Волосянку обступают покатые горы, на которых тыном встает невысокий лес. В другое время суток на него бы просился расшитый рушник или крынка, перевернутая вверх дном. Но теперь, на рассвете, когда каркают вороны, лес, в котором еще полвека назад в землянках прятались повстанцы, кажется недружелюбным.

Вдруг щель в небе расширяется. Из нее выглядывает свет, освещая пряничные купола церкви. Надгробья обретают очертания. Время покойников подходит к концу. Лишь один крест, стоящий на постаменте, продолжает собирать вокруг себя черноту. Его поперечная перекладина резными концами напоминает погоны на кителе генерала, который ожил в эту ночь перед Святками и теперь не желает возвращаться обратно, туда, куда уходят гаснущие огоньки.

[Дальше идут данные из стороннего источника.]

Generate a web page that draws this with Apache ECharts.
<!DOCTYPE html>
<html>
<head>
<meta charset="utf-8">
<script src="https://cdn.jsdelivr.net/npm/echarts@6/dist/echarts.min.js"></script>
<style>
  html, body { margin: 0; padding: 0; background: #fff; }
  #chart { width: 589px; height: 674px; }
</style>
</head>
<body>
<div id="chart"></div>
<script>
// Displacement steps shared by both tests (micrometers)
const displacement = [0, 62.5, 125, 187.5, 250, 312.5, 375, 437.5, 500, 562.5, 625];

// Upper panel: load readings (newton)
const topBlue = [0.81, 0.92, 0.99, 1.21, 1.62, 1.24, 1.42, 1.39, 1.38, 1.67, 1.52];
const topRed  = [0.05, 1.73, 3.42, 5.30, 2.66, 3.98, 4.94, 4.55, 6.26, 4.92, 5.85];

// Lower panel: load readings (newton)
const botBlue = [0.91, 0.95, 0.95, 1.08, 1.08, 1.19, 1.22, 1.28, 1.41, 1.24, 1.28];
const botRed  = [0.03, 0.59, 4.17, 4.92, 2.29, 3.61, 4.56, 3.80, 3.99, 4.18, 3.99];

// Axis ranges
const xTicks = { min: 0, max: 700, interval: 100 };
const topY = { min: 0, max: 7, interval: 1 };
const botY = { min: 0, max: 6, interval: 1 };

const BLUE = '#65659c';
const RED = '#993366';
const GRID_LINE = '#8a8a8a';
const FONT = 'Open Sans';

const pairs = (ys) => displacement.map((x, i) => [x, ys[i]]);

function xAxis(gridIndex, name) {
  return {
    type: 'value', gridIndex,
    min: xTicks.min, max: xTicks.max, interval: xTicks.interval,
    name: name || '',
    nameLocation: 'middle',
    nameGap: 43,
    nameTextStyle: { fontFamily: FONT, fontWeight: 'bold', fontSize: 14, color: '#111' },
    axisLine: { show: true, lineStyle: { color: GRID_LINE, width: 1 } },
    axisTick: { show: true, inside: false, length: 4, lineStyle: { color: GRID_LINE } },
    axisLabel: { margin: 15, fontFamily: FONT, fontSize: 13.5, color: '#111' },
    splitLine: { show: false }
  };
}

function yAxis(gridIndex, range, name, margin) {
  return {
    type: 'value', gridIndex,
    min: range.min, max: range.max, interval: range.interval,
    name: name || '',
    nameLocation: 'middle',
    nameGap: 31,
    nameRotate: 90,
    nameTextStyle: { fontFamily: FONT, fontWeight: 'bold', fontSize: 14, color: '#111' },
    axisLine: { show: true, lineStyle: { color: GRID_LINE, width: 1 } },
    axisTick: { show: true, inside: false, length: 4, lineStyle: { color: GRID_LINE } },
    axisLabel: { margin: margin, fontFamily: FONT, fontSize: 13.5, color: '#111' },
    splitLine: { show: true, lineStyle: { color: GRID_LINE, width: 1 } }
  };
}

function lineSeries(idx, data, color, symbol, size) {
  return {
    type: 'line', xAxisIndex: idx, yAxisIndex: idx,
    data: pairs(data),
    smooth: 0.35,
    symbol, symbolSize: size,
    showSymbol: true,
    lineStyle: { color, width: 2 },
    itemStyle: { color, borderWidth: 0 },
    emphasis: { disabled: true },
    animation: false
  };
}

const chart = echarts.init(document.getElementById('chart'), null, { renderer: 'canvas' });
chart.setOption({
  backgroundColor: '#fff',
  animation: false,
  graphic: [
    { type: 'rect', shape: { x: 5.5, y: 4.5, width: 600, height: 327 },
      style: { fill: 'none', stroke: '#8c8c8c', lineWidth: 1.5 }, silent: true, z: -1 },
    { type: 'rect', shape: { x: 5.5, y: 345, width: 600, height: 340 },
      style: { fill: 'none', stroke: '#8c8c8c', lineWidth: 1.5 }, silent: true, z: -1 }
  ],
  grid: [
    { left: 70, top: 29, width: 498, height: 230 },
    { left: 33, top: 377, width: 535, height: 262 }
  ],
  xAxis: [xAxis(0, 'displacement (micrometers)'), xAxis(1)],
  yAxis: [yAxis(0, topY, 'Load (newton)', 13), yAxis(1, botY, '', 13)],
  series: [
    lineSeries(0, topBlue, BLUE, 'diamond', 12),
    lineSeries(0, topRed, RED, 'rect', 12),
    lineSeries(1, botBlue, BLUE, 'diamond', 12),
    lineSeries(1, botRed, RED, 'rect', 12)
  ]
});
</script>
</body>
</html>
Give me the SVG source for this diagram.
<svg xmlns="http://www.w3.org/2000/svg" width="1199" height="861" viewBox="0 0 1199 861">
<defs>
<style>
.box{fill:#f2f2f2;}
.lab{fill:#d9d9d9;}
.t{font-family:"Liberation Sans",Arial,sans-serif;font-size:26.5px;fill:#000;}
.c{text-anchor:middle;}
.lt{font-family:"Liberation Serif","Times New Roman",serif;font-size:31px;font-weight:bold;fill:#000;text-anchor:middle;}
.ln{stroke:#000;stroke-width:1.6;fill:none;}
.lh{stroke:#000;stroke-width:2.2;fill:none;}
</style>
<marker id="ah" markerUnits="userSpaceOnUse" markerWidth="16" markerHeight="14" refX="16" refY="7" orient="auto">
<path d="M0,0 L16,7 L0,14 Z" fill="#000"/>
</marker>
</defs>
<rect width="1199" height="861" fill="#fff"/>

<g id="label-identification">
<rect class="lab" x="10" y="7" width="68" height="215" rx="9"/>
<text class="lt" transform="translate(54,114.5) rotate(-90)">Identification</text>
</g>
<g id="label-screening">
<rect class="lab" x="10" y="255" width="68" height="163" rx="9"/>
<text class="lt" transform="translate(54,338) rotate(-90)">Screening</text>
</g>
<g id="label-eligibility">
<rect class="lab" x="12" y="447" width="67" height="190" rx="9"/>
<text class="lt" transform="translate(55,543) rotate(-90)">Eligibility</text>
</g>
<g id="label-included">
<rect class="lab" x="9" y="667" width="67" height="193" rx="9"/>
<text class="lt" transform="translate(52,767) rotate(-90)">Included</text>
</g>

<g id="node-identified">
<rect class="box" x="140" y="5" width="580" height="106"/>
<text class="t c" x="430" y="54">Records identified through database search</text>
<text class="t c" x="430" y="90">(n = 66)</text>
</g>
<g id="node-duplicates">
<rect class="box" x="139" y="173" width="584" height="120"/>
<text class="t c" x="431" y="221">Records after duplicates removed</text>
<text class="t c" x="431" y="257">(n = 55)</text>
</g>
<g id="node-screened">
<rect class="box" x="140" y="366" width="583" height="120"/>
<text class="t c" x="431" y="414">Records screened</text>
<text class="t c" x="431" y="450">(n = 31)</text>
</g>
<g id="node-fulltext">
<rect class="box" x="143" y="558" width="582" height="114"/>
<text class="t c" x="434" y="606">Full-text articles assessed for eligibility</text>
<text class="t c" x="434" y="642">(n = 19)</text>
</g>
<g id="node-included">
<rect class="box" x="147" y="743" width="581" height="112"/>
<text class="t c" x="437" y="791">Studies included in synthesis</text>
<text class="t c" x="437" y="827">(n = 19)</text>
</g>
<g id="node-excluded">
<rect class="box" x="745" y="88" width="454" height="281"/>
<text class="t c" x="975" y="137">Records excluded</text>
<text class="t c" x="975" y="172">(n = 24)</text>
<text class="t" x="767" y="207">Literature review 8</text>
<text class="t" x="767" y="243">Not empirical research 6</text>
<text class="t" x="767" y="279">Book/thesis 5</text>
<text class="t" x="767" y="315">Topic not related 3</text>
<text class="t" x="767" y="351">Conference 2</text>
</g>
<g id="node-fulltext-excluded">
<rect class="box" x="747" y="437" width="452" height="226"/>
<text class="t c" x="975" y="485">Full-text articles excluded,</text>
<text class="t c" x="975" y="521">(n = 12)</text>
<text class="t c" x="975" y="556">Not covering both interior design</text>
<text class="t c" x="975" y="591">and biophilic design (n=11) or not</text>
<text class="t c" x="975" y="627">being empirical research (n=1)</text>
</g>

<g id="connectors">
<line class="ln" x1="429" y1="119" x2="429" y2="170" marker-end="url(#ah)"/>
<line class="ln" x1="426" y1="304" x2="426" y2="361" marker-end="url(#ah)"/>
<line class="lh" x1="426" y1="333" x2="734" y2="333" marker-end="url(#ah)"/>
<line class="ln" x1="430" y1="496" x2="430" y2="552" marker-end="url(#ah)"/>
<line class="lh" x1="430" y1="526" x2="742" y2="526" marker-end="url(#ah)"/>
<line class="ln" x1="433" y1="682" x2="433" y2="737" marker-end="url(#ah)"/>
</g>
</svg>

© Оксана Юшко и Артур Бондарь

— Христос народився! — кивает пан Роман соседям, встреченным по дороге из церкви.

— Славимо его! — отзываются те.

Дом пана близко — от церкви через дорогу и вправо. Пан сразу идет в коровник. Там в стойле — две смирные коровы. Полы вычищены, по ним только что прошлась метла. Пан закладывает в ясли корм.

— Ой, дiвчина по грибы ходила, в зеленом гаю заблудила… в зеленом гаю заблуди-ила, — протяжно поет он, но на высоких нотах не вытягивает. Пан переходит на песни, которые пели когда-то повстанцы.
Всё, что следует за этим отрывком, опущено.